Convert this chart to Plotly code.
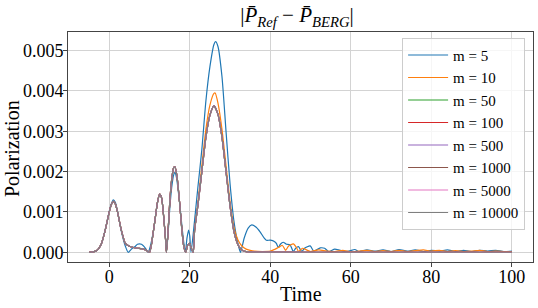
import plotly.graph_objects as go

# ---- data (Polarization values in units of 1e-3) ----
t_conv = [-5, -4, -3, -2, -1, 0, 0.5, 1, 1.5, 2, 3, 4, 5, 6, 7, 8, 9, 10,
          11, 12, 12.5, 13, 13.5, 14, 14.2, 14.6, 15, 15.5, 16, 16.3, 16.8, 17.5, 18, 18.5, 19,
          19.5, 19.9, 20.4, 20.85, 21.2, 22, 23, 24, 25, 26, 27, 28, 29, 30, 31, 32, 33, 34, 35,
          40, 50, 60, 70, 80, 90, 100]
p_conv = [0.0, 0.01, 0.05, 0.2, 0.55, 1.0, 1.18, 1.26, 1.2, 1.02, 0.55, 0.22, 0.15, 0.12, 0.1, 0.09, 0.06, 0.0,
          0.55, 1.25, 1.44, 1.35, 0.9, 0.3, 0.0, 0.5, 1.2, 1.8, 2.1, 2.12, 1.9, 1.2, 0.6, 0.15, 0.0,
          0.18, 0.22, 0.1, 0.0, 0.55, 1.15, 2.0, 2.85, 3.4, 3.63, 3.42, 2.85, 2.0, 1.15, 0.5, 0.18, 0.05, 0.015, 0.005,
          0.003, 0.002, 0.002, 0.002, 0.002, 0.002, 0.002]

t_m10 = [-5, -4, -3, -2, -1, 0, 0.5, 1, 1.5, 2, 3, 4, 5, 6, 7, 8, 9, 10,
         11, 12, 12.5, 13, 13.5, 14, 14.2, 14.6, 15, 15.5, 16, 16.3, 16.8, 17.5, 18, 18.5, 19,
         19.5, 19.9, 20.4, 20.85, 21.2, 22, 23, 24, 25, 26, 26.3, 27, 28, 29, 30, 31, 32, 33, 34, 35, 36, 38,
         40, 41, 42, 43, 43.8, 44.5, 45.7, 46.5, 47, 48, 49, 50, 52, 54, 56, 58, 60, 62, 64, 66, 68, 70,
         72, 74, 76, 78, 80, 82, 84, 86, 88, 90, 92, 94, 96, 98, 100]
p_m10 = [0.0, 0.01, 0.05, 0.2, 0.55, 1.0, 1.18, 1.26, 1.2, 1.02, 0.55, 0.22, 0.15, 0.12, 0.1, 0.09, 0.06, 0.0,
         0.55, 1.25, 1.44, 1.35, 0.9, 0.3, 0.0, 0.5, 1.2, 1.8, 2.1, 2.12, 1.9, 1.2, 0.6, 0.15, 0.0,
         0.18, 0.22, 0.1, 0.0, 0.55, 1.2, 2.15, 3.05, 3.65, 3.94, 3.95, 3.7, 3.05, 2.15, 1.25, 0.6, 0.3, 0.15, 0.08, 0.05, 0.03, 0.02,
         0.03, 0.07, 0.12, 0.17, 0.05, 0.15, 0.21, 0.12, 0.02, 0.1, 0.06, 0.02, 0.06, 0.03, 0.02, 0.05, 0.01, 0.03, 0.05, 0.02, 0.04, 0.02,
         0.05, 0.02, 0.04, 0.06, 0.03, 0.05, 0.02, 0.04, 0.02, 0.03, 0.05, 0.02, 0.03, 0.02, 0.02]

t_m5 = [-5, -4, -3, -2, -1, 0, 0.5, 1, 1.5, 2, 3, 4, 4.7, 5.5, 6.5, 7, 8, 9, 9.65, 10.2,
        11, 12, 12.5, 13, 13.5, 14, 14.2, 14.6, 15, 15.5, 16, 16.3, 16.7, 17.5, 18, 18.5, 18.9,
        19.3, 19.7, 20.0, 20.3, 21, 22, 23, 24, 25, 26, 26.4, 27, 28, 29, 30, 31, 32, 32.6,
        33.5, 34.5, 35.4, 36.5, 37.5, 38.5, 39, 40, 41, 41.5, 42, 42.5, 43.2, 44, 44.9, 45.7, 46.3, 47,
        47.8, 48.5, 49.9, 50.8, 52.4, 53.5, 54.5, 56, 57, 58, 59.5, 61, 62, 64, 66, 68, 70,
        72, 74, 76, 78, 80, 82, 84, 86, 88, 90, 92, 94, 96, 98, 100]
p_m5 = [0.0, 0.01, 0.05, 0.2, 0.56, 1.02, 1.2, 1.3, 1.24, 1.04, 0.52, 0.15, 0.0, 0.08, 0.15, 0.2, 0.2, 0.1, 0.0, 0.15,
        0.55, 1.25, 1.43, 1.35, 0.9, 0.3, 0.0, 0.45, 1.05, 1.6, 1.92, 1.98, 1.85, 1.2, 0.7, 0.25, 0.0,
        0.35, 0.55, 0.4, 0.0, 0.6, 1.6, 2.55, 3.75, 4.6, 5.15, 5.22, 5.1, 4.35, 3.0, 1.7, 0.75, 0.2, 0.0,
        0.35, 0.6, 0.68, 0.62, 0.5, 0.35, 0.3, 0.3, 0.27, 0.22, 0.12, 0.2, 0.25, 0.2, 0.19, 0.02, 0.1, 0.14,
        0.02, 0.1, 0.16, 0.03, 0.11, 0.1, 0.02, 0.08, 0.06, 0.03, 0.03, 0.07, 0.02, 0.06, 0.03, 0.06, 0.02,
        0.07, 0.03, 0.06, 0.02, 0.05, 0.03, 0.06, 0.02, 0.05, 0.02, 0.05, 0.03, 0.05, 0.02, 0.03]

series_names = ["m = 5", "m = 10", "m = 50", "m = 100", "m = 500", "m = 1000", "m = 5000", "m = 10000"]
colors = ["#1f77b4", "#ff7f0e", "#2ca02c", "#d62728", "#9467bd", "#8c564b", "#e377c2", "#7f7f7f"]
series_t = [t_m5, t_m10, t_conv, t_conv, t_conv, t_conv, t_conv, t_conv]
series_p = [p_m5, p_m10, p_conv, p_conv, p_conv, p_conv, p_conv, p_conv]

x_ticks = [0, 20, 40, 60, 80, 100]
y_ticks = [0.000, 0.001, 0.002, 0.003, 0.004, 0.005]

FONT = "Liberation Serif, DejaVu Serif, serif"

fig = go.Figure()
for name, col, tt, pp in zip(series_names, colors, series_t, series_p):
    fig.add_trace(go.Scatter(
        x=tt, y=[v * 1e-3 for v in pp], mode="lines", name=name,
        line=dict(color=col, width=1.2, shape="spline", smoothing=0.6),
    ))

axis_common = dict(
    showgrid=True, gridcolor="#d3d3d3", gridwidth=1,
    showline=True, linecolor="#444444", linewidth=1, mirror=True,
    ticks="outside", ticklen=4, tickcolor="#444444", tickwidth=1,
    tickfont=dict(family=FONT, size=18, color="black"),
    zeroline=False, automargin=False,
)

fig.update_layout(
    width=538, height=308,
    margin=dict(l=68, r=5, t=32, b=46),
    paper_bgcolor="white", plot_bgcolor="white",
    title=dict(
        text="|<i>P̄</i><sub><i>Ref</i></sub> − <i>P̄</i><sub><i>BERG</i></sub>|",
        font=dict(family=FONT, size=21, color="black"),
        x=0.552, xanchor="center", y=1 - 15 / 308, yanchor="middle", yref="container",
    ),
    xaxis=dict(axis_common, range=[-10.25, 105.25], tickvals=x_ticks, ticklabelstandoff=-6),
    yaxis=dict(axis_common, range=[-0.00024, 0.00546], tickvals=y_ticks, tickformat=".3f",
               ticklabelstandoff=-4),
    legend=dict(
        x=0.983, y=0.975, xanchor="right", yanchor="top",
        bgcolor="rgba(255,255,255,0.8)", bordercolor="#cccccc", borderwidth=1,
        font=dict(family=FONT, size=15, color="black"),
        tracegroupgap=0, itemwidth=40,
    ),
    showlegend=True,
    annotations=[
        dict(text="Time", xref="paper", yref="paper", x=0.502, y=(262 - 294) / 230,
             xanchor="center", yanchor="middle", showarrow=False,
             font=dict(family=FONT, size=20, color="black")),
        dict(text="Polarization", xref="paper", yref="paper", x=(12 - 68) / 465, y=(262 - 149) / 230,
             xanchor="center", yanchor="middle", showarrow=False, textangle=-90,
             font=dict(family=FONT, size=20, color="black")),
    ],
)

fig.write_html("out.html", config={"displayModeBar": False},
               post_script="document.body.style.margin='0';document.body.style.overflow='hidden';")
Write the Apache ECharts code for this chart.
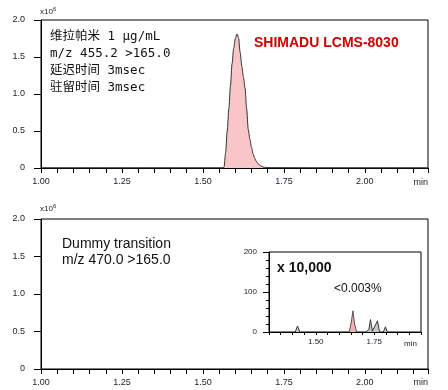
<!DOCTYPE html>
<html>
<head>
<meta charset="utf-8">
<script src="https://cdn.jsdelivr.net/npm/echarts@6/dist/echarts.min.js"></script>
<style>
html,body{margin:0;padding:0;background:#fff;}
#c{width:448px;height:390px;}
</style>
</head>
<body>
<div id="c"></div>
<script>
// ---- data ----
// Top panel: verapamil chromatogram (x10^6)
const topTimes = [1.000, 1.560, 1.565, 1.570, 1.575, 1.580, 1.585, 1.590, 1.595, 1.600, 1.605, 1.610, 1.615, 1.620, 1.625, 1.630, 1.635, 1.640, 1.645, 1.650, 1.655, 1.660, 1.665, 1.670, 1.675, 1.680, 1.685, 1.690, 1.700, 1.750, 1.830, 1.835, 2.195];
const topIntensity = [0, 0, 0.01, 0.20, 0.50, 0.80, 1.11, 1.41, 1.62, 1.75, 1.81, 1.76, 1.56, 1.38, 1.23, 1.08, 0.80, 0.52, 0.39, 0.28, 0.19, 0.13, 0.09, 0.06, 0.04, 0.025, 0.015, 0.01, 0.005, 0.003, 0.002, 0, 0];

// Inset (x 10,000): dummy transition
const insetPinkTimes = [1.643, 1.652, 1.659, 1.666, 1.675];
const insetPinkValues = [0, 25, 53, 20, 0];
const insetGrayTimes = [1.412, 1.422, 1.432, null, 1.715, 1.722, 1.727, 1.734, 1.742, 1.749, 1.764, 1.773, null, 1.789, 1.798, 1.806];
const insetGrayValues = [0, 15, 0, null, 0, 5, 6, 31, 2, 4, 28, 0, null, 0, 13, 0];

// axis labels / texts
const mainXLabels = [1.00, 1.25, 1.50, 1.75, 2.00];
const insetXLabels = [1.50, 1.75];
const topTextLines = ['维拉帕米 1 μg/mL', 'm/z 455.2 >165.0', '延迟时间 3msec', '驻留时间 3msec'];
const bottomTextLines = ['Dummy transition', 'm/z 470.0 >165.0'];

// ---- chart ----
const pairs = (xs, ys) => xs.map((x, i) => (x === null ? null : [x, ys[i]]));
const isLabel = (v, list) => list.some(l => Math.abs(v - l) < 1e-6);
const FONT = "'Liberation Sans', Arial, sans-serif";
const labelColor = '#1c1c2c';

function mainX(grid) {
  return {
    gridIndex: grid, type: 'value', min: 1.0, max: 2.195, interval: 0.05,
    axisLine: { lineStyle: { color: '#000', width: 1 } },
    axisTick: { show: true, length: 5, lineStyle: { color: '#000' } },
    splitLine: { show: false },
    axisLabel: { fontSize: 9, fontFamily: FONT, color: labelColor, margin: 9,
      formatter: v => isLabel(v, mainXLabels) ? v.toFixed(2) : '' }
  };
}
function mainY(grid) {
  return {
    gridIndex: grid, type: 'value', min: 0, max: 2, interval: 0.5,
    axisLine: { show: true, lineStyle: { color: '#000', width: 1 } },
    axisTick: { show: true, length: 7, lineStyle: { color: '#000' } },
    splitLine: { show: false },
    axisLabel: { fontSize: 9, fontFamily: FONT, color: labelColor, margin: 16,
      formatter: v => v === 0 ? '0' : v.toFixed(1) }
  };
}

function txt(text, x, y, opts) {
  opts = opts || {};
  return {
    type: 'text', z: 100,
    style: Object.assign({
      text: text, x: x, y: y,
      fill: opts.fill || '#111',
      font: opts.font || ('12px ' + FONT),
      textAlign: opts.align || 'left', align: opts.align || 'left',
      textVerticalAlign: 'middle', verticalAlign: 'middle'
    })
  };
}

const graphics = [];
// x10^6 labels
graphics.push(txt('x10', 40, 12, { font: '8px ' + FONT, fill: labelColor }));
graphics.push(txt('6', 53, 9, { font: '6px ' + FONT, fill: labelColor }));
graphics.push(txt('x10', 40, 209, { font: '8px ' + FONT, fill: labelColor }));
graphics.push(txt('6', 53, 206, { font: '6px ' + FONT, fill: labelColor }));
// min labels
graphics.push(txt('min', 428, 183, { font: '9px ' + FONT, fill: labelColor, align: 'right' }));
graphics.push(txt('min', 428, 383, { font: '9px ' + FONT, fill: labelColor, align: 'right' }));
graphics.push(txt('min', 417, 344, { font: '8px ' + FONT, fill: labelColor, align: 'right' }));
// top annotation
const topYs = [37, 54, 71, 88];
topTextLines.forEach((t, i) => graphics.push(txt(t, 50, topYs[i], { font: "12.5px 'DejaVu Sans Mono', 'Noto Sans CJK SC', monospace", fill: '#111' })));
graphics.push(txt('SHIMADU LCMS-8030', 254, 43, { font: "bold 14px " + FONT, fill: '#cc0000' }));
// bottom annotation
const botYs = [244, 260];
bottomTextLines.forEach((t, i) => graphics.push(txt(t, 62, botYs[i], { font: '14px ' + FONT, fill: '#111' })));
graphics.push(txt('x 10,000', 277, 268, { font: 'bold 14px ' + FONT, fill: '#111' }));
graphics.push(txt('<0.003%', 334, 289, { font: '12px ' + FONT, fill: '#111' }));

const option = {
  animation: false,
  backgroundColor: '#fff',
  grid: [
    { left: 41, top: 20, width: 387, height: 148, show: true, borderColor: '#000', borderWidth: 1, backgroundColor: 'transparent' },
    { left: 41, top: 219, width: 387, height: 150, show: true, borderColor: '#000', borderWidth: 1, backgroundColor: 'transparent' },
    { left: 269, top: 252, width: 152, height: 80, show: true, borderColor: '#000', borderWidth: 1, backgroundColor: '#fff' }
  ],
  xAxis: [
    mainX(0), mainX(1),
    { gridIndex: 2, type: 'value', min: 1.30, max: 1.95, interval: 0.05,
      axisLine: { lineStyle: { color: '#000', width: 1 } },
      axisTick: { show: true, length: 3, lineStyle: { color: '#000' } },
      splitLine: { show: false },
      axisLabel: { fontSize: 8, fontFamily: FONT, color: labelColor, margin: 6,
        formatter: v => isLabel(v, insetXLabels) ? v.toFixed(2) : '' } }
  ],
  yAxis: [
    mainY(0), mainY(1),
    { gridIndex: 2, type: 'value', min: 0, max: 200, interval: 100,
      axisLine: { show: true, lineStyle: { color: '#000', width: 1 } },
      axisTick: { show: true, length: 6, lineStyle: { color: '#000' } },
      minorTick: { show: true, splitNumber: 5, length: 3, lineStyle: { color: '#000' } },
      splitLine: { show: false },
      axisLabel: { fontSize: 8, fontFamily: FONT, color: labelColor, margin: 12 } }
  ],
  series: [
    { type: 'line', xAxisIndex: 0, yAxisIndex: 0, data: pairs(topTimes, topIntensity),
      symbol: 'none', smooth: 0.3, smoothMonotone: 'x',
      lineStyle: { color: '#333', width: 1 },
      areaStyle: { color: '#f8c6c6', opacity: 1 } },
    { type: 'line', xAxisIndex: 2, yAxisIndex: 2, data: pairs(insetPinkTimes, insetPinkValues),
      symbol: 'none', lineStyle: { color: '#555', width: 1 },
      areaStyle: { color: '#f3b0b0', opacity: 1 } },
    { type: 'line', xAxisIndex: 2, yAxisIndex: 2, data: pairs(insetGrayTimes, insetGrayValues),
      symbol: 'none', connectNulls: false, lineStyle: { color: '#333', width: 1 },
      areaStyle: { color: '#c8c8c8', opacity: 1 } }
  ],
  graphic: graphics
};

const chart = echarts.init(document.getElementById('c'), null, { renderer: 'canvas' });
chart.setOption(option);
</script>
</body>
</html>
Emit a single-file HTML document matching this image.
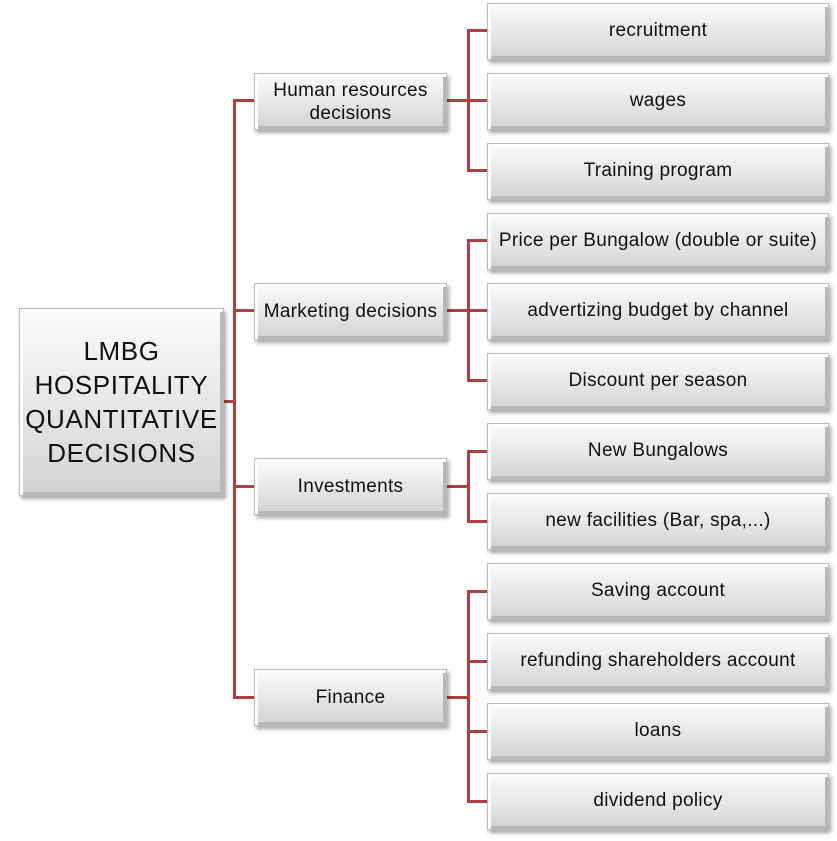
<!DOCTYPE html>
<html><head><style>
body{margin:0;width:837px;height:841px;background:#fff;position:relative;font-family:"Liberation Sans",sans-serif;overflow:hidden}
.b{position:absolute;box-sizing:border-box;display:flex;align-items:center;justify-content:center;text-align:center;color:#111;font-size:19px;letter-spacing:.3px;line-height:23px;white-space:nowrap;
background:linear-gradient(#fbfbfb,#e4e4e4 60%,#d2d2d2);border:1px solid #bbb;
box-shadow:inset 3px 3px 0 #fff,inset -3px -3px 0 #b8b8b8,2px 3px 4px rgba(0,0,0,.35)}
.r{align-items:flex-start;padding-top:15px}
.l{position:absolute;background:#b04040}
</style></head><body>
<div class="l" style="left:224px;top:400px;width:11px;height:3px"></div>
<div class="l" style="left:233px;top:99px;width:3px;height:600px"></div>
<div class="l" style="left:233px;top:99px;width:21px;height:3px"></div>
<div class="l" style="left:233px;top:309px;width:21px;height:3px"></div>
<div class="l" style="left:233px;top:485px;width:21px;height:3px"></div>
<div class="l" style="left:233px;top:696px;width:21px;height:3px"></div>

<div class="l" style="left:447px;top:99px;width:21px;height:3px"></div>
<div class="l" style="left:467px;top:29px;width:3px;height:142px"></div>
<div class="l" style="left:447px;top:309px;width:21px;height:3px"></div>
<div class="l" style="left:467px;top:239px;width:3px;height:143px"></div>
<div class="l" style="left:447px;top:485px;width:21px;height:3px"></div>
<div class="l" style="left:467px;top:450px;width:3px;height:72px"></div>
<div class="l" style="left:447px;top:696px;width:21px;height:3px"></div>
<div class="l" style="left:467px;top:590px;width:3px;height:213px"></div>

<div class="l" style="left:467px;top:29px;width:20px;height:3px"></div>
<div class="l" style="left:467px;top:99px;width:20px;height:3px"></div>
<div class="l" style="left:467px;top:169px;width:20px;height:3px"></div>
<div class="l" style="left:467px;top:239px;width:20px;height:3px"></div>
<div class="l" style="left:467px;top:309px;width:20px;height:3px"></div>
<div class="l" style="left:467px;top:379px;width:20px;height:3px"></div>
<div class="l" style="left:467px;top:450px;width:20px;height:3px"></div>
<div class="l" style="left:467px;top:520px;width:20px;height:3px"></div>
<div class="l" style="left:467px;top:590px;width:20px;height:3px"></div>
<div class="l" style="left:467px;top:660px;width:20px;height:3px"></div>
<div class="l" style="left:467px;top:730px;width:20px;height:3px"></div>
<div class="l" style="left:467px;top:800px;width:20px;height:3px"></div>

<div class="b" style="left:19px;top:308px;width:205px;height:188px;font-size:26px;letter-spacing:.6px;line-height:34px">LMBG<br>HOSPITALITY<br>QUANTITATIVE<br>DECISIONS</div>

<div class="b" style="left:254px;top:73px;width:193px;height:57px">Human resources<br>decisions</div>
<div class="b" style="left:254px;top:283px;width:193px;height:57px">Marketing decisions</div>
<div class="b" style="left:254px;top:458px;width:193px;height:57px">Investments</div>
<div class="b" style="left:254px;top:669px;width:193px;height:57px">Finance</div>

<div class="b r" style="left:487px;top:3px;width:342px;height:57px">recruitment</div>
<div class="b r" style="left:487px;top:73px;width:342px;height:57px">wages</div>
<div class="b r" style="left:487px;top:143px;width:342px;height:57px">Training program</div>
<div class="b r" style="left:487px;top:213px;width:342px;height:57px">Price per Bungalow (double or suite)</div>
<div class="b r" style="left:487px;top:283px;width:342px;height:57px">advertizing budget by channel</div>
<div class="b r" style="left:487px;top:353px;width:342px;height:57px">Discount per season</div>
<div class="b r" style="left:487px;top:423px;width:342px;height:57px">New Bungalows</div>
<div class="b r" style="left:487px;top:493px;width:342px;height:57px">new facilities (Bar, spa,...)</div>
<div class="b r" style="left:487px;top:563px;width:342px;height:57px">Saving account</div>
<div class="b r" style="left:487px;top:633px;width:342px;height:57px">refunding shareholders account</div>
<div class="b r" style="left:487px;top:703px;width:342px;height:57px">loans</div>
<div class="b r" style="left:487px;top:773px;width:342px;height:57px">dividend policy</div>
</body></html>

....................

# [GIVEN REQUEST]
Leave out the pictures and restate, word for word, the lines from the top of the data through the line containing "0.003, 0.002, 0.002, 0.002, 0.002, 0.002, 0.002]", both included.

# [FINISHED TASK]
Convert this chart to Plotly code.
import plotly.graph_objects as go

# ---- data (Polarization values in units of 1e-3) ----
t_conv = [-5, -4, -3, -2, -1, 0, 0.5, 1, 1.5, 2, 3, 4, 5, 6, 7, 8, 9, 10,
          11, 12, 12.5, 13, 13.5, 14, 14.2, 14.6, 15, 15.5, 16, 16.3, 16.8, 17.5, 18, 18.5, 19,
          19.5, 19.9, 20.4, 20.85, 21.2, 22, 23, 24, 25, 26, 27, 28, 29, 30, 31, 32, 33, 34, 35,
          40, 50, 60, 70, 80, 90, 100]
p_conv = [0.0, 0.01, 0.05, 0.2, 0.55, 1.0, 1.18, 1.26, 1.2, 1.02, 0.55, 0.22, 0.15, 0.12, 0.1, 0.09, 0.06, 0.0,
          0.55, 1.25, 1.44, 1.35, 0.9, 0.3, 0.0, 0.5, 1.2, 1.8, 2.1, 2.12, 1.9, 1.2, 0.6, 0.15, 0.0,
          0.18, 0.22, 0.1, 0.0, 0.55, 1.15, 2.0, 2.85, 3.4, 3.63, 3.42, 2.85, 2.0, 1.15, 0.5, 0.18, 0.05, 0.015, 0.005,
          0.003, 0.002, 0.002, 0.002, 0.002, 0.002, 0.002]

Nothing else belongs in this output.